Mi familia dominaba el arte del telegrama. Emulando a nuestro padre, los enviábamos para cualquier menester, llamando la atención en nuestro entorno que los utilizáramos con tanto desparpajo y eficacia sintética. Manejábamos el «stop» con el rigor de un signo de puntuación, que imprimiera sentido a la economía de las palabras y a los dictados de la sintaxis lacónica. Se contaban las palabras, porque se pagaba por palabras. De mi entorno en Madrid era yo el único que los recibía asiduamente con regocijo, seguro de que ese parco comunicado, me transmitía noticias minúsculas pero sustantivas, como la de desearte suerte ante un examen, o encomendarte comprar lotería.

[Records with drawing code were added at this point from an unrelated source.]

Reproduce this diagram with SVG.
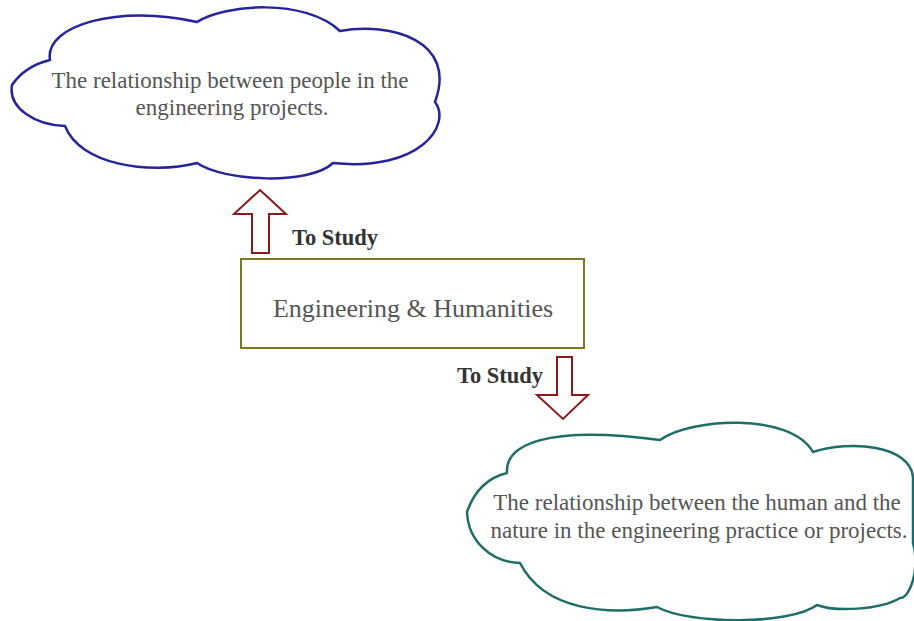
<svg xmlns="http://www.w3.org/2000/svg" width="914" height="621" viewBox="0 0 914 621">
<style>
.cloud{fill:#fff;stroke-width:2.5;stroke-linejoin:round}
.c1{stroke:#25259a}
.c2{stroke:#1e6e68}
.t{font-family:"Liberation Serif","Times New Roman",serif;fill:#555;text-anchor:middle}
.ct{font-size:23px}
.bt{font-size:26px}
.lbl{font-family:"Liberation Serif","Times New Roman",serif;font-weight:bold;font-size:22.5px;fill:#333}
.arr{fill:#fff;stroke:#8b1a1a;stroke-width:2;stroke-linejoin:miter}
</style>
<rect width="914" height="621" fill="#fff"/>
<g id="cloud-people">
<path class="cloud c1" d="M12,85 Q25,66 50,60 C44,25 120,4 197,22 C225,4 305,-2 340,31 C390,22 458,40 435,102 C452,125 420,172 333,163 C310,185 225,182 197,163 C150,175 80,165 65,126 C35,125 8,108 12,85 Z"/>
<text class="t ct" x="230" y="88">The relationship between people in the</text>
<text class="t ct" x="232" y="115">engineering projects.</text>
</g>
<g id="box-eh">
<rect x="241" y="259" width="343" height="89" fill="#fff" stroke="#7a7a1e" stroke-width="2"/>
<text class="t bt" x="413" y="317">Engineering &amp; Humanities</text>
</g>
<g id="cloud-nature">
<path class="cloud c2" d="M467,512 Q478,480 507,473 C505,445 545,425 660,440 C690,418 790,412 813,452 C850,440 910,445 913,477 L913,543 C920,570 910,598 900,598 C880,610 835,612 817,605 C790,625 690,625 657,607 C610,615 545,612 520,563 C490,562 468,540 467,512 Z"/>
<text class="t ct" x="697" y="510">The relationship between the human and the</text>
<text class="t ct" x="699" y="538">nature in the engineering practice or projects.</text>
</g>
<g id="connectors">
<polygon class="arr" points="260,190 286,214 269,214 269,253 252,253 252,214 234,214"/>
<text class="lbl" x="292" y="245">To Study</text>
<polygon class="arr" points="557,357 572,357 572,395 588,395 563,419 537,395 557,395"/>
<text class="lbl" x="457" y="383">To Study</text>
</g>
</svg>
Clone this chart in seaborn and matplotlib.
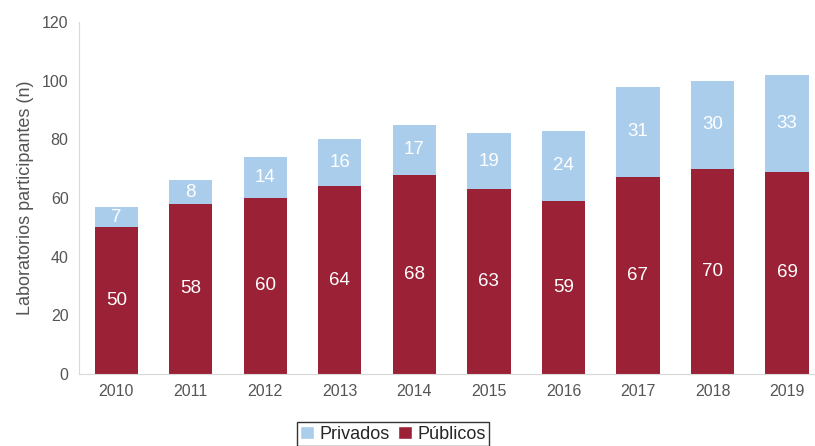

Hablar por teléfono era otra cosa. No existía la opción de hablar a cualquier hora y con cualquiera, y menos en cualquier lugar. Requería del concurso de un drama, de una noticia fustigante. Existía una atmosfera de inocencia, de calma sosegada. Se vivía en el remanso de que todo aquello que debiera saberse se acabaría sabiendo, sin el sobresalto que supone que un infundio, una acusación espuria, difundida por aspersión incontrolada, mancillara la honra de alguien. Las noticias escritas se difundían tras la asunción de la responsabilidad inherente a la prueba y a la valoración reflexiva, eludiendo el daño. Hoy, las noticias se han convertido en un flujo diarreico. Circulan tumultuosamente sin contrastar, sin evaluar, sin redactar, sin la reflexión que aconseja el riesgo de latrocinio.

Así, las maravillosas redes sociales y otros medios habilidosos, se han convertido en fábricas de hondas y de guijarros ágrafos. Tenemos al instante, información sin digestión. Empacho aciago de necedad apócrifa.